The EU’s biofuel targets may have ended up increasing greenhouse gas (GHG) emissions due to the use of “dirty” biodiesel, an EU analysis has found.

According the to a research by the Ecofys consultancy for the European Commission, palm oil biodiesel emits more than three times and soyabean oil-based diesel two times as much GHG as fossil diesel when their land use effect are accounted for.

The EU has set a goal of sourcing 10% of its transport fuel from renewable sources by 2020, which the study says will foster crop cultivation on 6.7 million hectares of forests and grasslands.

When the loss of tress is added to the total GHG footprint, first generation biodiesel could end up generating nearly one billion tonnes of CO2 equivalent.

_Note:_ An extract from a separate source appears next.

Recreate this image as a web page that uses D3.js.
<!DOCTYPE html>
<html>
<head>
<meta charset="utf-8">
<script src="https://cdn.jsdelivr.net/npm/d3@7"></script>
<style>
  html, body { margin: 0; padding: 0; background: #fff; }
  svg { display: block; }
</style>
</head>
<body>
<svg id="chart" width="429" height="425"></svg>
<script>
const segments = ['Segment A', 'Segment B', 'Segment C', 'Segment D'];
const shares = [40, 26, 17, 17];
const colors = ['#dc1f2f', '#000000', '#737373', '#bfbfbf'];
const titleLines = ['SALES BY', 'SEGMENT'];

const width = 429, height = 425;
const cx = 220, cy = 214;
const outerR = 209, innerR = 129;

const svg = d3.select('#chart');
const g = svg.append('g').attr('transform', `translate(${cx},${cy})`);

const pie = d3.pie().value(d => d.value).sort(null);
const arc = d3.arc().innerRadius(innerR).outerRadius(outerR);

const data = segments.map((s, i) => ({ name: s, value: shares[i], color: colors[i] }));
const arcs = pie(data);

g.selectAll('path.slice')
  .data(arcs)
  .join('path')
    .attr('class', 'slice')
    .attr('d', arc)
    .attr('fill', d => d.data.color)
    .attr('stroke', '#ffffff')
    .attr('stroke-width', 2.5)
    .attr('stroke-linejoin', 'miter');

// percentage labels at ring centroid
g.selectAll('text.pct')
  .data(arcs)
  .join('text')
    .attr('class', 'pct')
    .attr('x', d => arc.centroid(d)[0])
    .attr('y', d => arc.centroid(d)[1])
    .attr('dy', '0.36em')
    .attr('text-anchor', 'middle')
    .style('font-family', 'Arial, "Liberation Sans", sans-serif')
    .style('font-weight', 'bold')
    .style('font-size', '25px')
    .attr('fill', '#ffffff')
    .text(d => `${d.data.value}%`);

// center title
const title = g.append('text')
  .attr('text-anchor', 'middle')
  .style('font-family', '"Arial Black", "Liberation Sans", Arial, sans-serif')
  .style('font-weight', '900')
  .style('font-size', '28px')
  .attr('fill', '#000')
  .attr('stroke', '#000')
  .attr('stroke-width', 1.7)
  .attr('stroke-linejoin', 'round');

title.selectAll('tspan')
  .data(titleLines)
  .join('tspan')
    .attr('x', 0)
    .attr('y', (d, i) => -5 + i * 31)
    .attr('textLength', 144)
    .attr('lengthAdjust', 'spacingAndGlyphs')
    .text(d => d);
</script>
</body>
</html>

“We need to rapidly accelerate the phase-out of first generation biofuels,” director of the environmental thinktank Transport and Environment’s Jos Dings told The Guardian newspaper.

“Biodiesel is a big elephant in the room. It accounts for three quarters of the biofuel we use in the EU and this report pinpoints that its emissions are much worse than fossil fuels.”

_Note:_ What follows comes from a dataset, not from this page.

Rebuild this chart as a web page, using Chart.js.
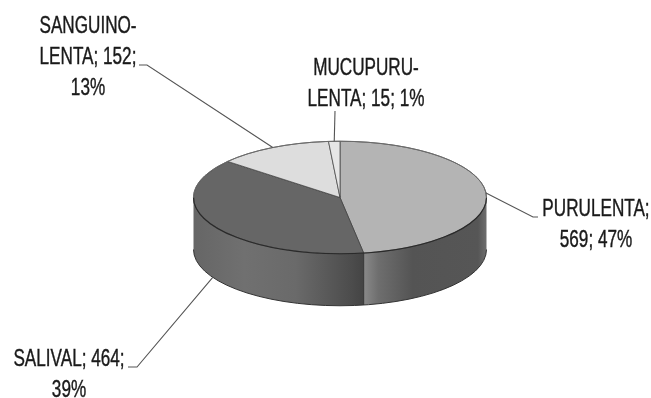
<!DOCTYPE html>
<html>
<head>
<meta charset="utf-8">
<style>
  html, body { margin: 0; padding: 0; background: #fff; }
  #wrap { width: 651px; height: 398px; overflow: hidden; }
</style>
<script src="https://cdn.jsdelivr.net/npm/chart.js@4"></script>
</head>
<body>
<div id="wrap"><canvas id="pie" width="651" height="398"></canvas></div>
<script>
// Secretion types and their counts, clockwise from twelve o'clock
const categories = ["PURULENTA", "SALIVAL", "SANGUINOLENTA", "MUCUPURULENTA"];
const counts = [569, 464, 152, 15];
const topColors = ["#b4b4b4", "#666666", "#dddddd", "#e6e6e6"];

// Wall shading stops as [position along the visible rim, grey]
const wallStops = [
  [[0, "#8a8a8a"], [0.12, "#6e6e6e"], [0.4, "#545454"], [0.93, "#565656"], [1, "#6e6e6e"]],
  [[0, "#666666"], [0.3, "#707070"], [0.6, "#6a6a6a"], [0.93, "#4c4c4c"], [1, "#444444"]]
];

const total = counts.reduce((a, b) => a + b, 0);
const pct = v => Math.round(v / total * 100) + "%";

// Label lines, broken the way the callouts wrap
const labelLines = [
  [categories[0] + ";", counts[0] + "; " + pct(counts[0])],
  [categories[1] + "; " + counts[1] + ";", pct(counts[1])],
  ["SANGUINO-", "LENTA; " + counts[2] + ";", pct(counts[2])],
  ["MUCUPURU-", "LENTA; " + counts[3] + "; " + pct(counts[3])]
];

// Callout layout: text centre x, first baseline y, elbow points after the rim anchor
const callouts = [
  { cx: 596, y: 216, line: [[533, 217], [538, 217]] },
  { cx: 69, y: 366, line: [[137, 367], [128, 367]], onWallBottom: true },
  { cx: 88, y: 33, line: [[147, 65], [139, 65]] },
  { cx: 366, y: 75, line: [[335, 111]] }
];

const SQUASH = 0.384;   // vertical flattening of the disc
const DEPTH = 52;       // height of the cylinder wall
const LINE_GAP = 31;
const TEXT_NARROW = 0.745;

// Flattens the library-drawn arcs into a tilted disc and adds the wall beneath them
const tiltedDisc = {
  id: "tiltedDisc",
  beforeDatasetsDraw(chart) {
    const { ctx } = chart;
    const arcs = chart.getDatasetMeta(0).data;
    const { x, y, outerRadius: r } = arcs[0];
    const ry = r * SQUASH;

    // Wall pieces: only the part of each slice facing the viewer (canvas angles 0..PI)
    arcs.forEach((arc, i) => {
      const a0 = Math.max(arc.startAngle, 0);
      const a1 = Math.min(arc.endAngle, Math.PI);
      if (a1 <= a0 || !wallStops[i]) return;
      const xa = x + r * Math.cos(a0), xb = x + r * Math.cos(a1);
      const g = ctx.createLinearGradient(Math.min(xa, xb), 0, Math.max(xa, xb), 0);
      wallStops[i].forEach(([p, c]) => g.addColorStop(p, c));
      ctx.beginPath();
      ctx.ellipse(x, y, r, ry, 0, a0, a1);
      ctx.ellipse(x, y + DEPTH, r, ry, 0, a1, a0, true);
      ctx.closePath();
      ctx.fillStyle = g;
      ctx.fill();
    });

    // Bottom rim and the seam where the two wall pieces meet
    ctx.strokeStyle = "#333333";
    ctx.lineWidth = 1;
    ctx.beginPath();
    ctx.ellipse(x, y + DEPTH, r, ry, 0, 0, Math.PI);
    ctx.stroke();
    const seam = arcs[0].endAngle;
    const sx = x + r * Math.cos(seam), sy = y + ry * Math.sin(seam);
    ctx.beginPath();
    ctx.moveTo(sx, sy);
    ctx.lineTo(sx, sy + DEPTH);
    ctx.stroke();

    ctx.save();
    ctx.translate(0, y);
    ctx.scale(1, SQUASH);
    ctx.translate(0, -y);
  },
  afterDatasetsDraw(chart) {
    const { ctx } = chart;
    ctx.restore();
    const arcs = chart.getDatasetMeta(0).data;
    const { x, y, outerRadius: r } = arcs[0];
    const ry = r * SQUASH;

    // Crisp front edge between disc and wall, softer back edge
    ctx.lineWidth = 1.2;
    ctx.strokeStyle = "#2a2a2a";
    ctx.beginPath();
    ctx.ellipse(x, y, r, ry, 0, 0, Math.PI);
    ctx.stroke();
    ctx.lineWidth = 1;
    ctx.strokeStyle = "#6a6a6a";
    ctx.beginPath();
    ctx.ellipse(x, y, r, ry, 0, Math.PI, 2 * Math.PI);
    ctx.stroke();

    // Leader lines start on the rim at each slice's middle angle
    ctx.strokeStyle = "#555555";
    ctx.lineWidth = 1.1;
    callouts.forEach((c, i) => {
      const mid = (arcs[i].startAngle + arcs[i].endAngle) / 2;
      const ax = x + r * Math.cos(mid);
      const ay = y + ry * Math.sin(mid) + (c.onWallBottom ? DEPTH : 0);
      ctx.beginPath();
      ctx.moveTo(ax, ay);
      c.line.forEach(([px, py]) => ctx.lineTo(px, py));
      ctx.stroke();
    });

    // Callout text, narrowed horizontally, with a hairline stroke for weight
    ctx.fillStyle = "#1a1a1a";
    ctx.strokeStyle = "#1a1a1a";
    ctx.lineWidth = 0.4;
    ctx.textAlign = "center";
    ctx.textBaseline = "alphabetic";
    ctx.font = '23px "Liberation Sans", sans-serif';
    labelLines.forEach((lines, i) => {
      lines.forEach((t, k) => {
        ctx.save();
        ctx.translate(callouts[i].cx, callouts[i].y + k * LINE_GAP);
        ctx.scale(TEXT_NARROW, 1);
        ctx.fillText(t, 0, 0);
        ctx.strokeText(t, 0, 0);
        ctx.restore();
      });
    });
  }
};

new Chart(document.getElementById("pie"), {
  type: "pie",
  data: {
    labels: categories,
    datasets: [{
      data: counts,
      backgroundColor: topColors,
      borderColor: "#3a3a3a",
      borderWidth: 1,
      borderAlign: "center"
    }]
  },
  options: {
    responsive: false,
    animation: false,
    // Padding places the disc centre and sets its radius
    layout: { padding: { left: 193, right: 164, top: 50.5, bottom: 53.5 } },
    plugins: { legend: { display: false }, tooltip: { enabled: false } }
  },
  plugins: [tiltedDisc]
});
</script>
</body>
</html>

According to the Ecofys study, EU’s decision to cap first generation biofuels’ share of total transport fuel use to 7% will save more 500 million tonnes to CO2, which is approximately as much as Europe’s cars emit in a year.

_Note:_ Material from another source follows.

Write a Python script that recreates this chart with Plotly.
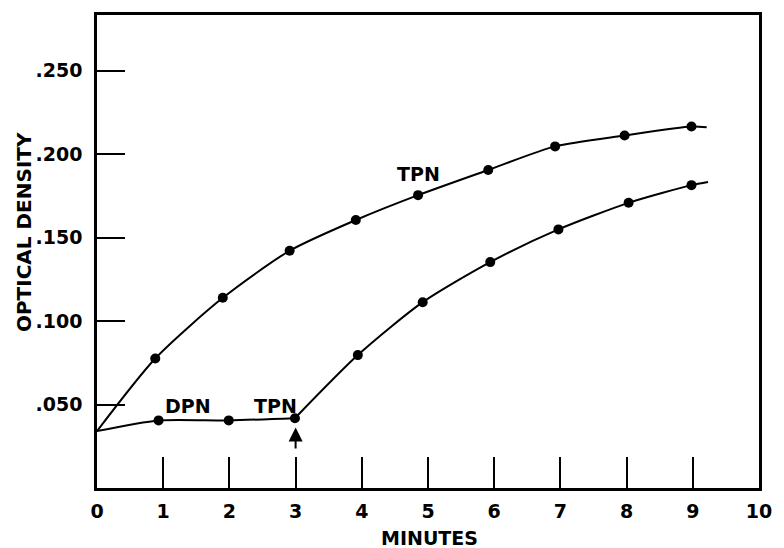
import plotly.graph_objects as go

# Data (minutes, optical density)
t_start = 0.0
od_start = 0.0341

t_tpn = [0.88, 1.90, 2.91, 3.91, 4.85, 5.91, 6.92, 7.97, 8.98]
od_tpn = [0.0776, 0.1139, 0.1421, 0.1605, 0.1754, 0.1905, 0.2046, 0.2111, 0.2165]
t_tpn_end = 9.21
od_tpn_end = 0.2160

t_dpn = [0.93, 1.99, 2.99]
od_dpn = [0.0405, 0.0405, 0.0418]

t_after = [3.94, 4.92, 5.94, 6.97, 8.03, 8.98]
od_after = [0.0796, 0.1113, 0.1353, 0.1549, 0.1708, 0.1814]
t_after_end = 9.23
od_after_end = 0.1833

x_ticks = list(range(0, 11))
x_ticktext = [str(v) for v in x_ticks]
y_ticks = [0.05, 0.10, 0.15, 0.20, 0.25]
y_ticktext = [".050", ".100", ".150", ".200", ".250"]

FONT = "DejaVu Sans"
BLACK = "#000000"

fig = go.Figure()

line_style = dict(color=BLACK, width=2, shape="spline", smoothing=0.7)
marker_style = dict(color=BLACK, size=10)

# Upper TPN curve
fig.add_trace(go.Scatter(x=[t_start] + t_tpn + [t_tpn_end],
                         y=[od_start] + od_tpn + [od_tpn_end],
                         mode="lines", line=line_style, hoverinfo="skip"))
fig.add_trace(go.Scatter(x=t_tpn, y=od_tpn, mode="markers", marker=marker_style))

# DPN plateau
fig.add_trace(go.Scatter(x=[t_start] + t_dpn, y=[od_start] + od_dpn,
                         mode="lines", line=line_style, hoverinfo="skip"))
fig.add_trace(go.Scatter(x=t_dpn, y=od_dpn, mode="markers", marker=marker_style))

# After TPN addition
fig.add_trace(go.Scatter(x=[t_dpn[-1]] + t_after + [t_after_end],
                         y=[od_dpn[-1]] + od_after + [od_after_end],
                         mode="lines", line=line_style, hoverinfo="skip"))
fig.add_trace(go.Scatter(x=t_after, y=od_after, mode="markers", marker=marker_style))

lab_font = dict(family=FONT, size=19, color=BLACK, weight="bold")

annotations = [
    dict(x=4.85, y=0.1883, xref="x", yref="y", text="TPN", showarrow=False, font=lab_font),
    dict(x=1.38, y=0.0494, xref="x", yref="y", text="DPN", showarrow=False, font=lab_font),
    dict(x=2.69, y=0.0494, xref="x", yref="y", text="TPN", showarrow=False, font=lab_font),
    dict(x=3, y=0.0362, ax=3, ay=0.0228, xref="x", yref="y", axref="x", ayref="y",
         text="", showarrow=True, arrowhead=2, arrowsize=1.4, arrowwidth=2, arrowcolor=BLACK),
    dict(x=-0.111, y=0.54, xref="paper", yref="paper", text="OPTICAL DENSITY",
         textangle=-90, showarrow=False, xanchor="center", yanchor="middle",
         font=dict(family=FONT, size=20, color=BLACK, weight="bold")),
    dict(x=0.502, y=-0.105, xref="paper", yref="paper", text="MINUTES", showarrow=False,
         xanchor="center", yanchor="middle",
         font=dict(family=FONT, size=19, color=BLACK, weight="bold")),
]

fig.update_layout(
    width=784, height=548,
    margin=dict(l=97, r=14, t=12, b=60),
    paper_bgcolor="white", plot_bgcolor="white",
    showlegend=False,
    annotations=annotations,
    xaxis=dict(range=[0, 10], tickvals=x_ticks, ticktext=x_ticktext,
               ticks="inside", ticklen=31, tickwidth=2, tickcolor=BLACK,
               showline=True, linecolor=BLACK, linewidth=2.5, mirror=True,
               showgrid=False, zeroline=False, ticklabelstandoff=4,
               tickfont=dict(family=FONT, size=19, color=BLACK, weight="bold")),
    yaxis=dict(range=[0, 0.2833], tickvals=y_ticks, ticktext=y_ticktext,
               ticks="inside", ticklen=28, tickwidth=2, tickcolor=BLACK,
               showline=True, linecolor=BLACK, linewidth=2.5, mirror=True,
               showgrid=False, zeroline=False, ticklabelstandoff=8,
               tickfont=dict(family=FONT, size=19, color=BLACK, weight="bold")),
)

fig.write_html("out.html", config={"displayModeBar": False},
               post_script="document.body.style.margin='0';document.body.style.overflow='hidden';")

But T&E estimates that instead of slowing climate change, the EU biofuel goals could end up increasing GHG emissions by about 2 gigatonnes.

Credibility deficiency

The academic credibility of the Ecofys study, however, is being brought to question by several different parties, including the EU itself.

According to the European Biodiesel Board (EBB), the study is based on “a model which has still not been disclosed nor validated by peers”.

Raffaello Garofalo, secretary-general of EBB, said in a statement the organisation has reservations over the “academic value and scientific reliability” of the research.

“Following strong pressures and transparency doubts by many stakeholders, the [European] Commission was obliged to publish this new land use review without any model disclosure nor a peer-review having been performed,” Garofalo said.

“The results obtained differ to a great extent from those put forward in the California Air Resources Board legislation, an open and peer-reviewed process which led to ILUC values for biodiesel which are four to five times lower than those found by the [Ecofys] study.”

The land use impacts for biofuels and biodiesel were evaluated by the California Air Resources Board (CARB) in September 2015.

In the revision of its Low Carbon Fuel Standard regulation, CARB found indirect land use change (ILUC) values for biodiesel which are four to five times lower than the European Commission’s results.

The EBB also quoted the European Commission as saying that a “scientific peer review of the [Ecofys] study would be desirable” and that “if the model structure cannot fully be disclosed, such a review cannot meet the quality standards set by academic rules”.